**Description of the task**
Look over the lines below. Report each one that includes the string "chart".
---+---
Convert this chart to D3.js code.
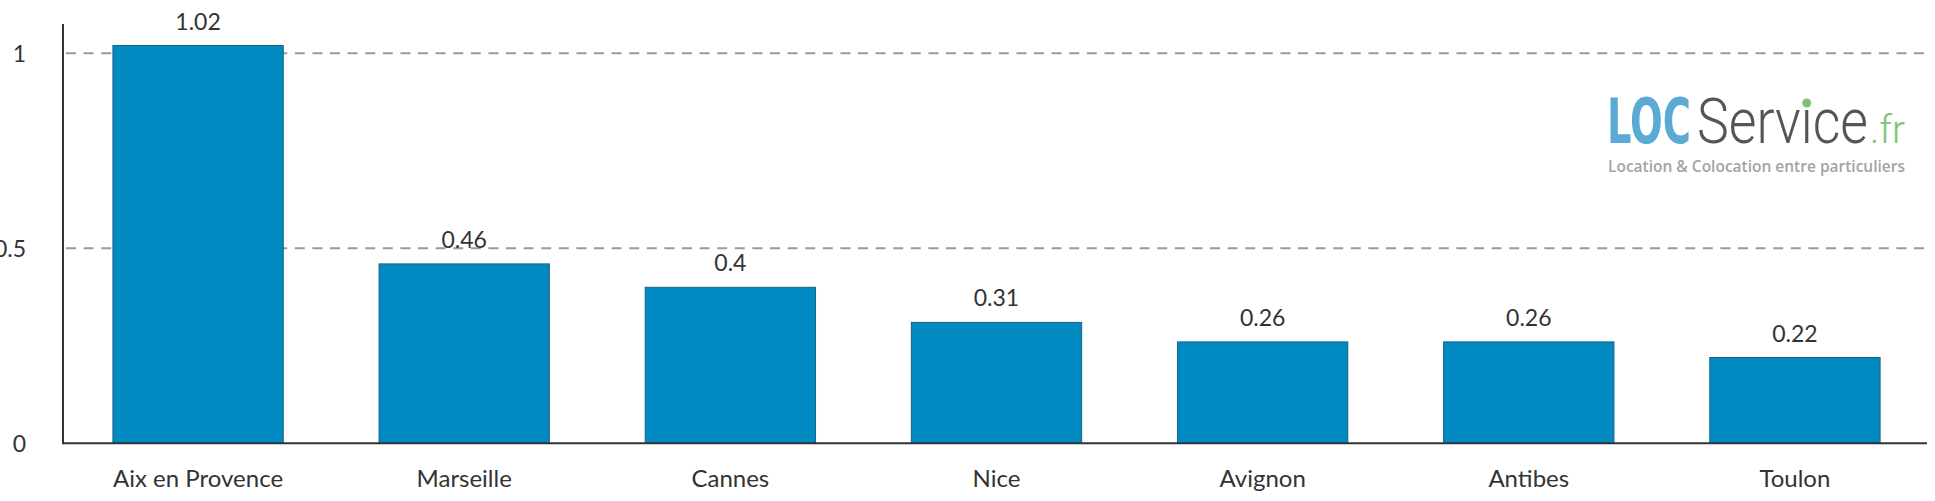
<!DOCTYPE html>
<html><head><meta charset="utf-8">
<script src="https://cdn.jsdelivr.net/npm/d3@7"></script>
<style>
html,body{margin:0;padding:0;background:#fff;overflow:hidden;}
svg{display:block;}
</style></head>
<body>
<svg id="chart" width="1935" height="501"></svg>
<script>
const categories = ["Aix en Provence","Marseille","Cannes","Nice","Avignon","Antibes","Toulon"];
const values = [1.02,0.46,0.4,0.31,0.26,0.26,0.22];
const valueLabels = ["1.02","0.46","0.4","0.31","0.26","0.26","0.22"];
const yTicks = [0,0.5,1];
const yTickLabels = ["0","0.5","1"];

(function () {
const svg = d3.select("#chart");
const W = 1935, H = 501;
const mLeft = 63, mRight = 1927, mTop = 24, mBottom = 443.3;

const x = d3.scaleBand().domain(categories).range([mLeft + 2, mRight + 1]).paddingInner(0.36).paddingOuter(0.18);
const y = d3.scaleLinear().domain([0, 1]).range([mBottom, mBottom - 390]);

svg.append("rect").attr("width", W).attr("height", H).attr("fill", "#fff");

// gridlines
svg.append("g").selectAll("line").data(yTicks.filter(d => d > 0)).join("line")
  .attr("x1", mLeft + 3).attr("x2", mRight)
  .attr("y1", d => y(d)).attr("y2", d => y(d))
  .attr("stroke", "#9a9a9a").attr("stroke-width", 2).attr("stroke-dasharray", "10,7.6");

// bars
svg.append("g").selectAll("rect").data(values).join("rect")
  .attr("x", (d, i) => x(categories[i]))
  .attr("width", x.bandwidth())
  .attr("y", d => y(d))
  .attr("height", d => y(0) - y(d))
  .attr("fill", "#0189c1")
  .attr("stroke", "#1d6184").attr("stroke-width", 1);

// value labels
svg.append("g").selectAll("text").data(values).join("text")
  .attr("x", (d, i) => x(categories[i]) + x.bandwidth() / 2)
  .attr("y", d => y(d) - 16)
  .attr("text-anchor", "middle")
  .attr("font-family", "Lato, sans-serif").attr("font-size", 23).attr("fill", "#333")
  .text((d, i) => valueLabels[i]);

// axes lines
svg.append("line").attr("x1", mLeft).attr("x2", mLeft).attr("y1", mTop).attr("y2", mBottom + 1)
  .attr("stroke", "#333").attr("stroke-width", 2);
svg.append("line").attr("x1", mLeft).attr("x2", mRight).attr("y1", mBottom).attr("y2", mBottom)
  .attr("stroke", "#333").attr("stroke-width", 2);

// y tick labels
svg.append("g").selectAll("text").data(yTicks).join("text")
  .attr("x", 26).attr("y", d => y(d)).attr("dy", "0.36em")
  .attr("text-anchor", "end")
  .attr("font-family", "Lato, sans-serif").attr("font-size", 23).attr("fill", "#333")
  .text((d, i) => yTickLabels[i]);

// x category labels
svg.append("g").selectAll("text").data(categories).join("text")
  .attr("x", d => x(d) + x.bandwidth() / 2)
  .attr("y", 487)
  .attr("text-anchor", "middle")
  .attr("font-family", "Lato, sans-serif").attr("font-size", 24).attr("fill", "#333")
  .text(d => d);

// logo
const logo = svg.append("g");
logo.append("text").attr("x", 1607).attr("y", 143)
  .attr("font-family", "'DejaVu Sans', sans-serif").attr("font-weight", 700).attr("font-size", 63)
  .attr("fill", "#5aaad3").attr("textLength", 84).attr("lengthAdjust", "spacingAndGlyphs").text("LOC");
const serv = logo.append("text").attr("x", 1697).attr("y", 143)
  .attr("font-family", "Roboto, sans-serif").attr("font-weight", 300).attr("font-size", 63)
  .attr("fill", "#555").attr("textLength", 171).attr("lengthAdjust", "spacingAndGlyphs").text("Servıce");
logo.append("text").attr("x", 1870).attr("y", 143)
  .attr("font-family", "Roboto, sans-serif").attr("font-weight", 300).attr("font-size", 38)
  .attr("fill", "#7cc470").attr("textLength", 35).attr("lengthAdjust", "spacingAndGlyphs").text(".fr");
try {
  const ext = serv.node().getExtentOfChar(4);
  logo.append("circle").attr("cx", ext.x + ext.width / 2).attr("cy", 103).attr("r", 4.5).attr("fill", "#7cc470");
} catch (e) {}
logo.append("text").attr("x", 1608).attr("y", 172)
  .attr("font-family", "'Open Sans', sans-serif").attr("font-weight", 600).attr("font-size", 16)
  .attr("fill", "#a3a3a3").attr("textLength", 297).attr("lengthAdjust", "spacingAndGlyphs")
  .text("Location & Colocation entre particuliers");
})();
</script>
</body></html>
---+---
**The result**
Convert this chart to D3.js code.
<svg id="chart" width="1935" height="501"></svg>
const svg = d3.select("#chart");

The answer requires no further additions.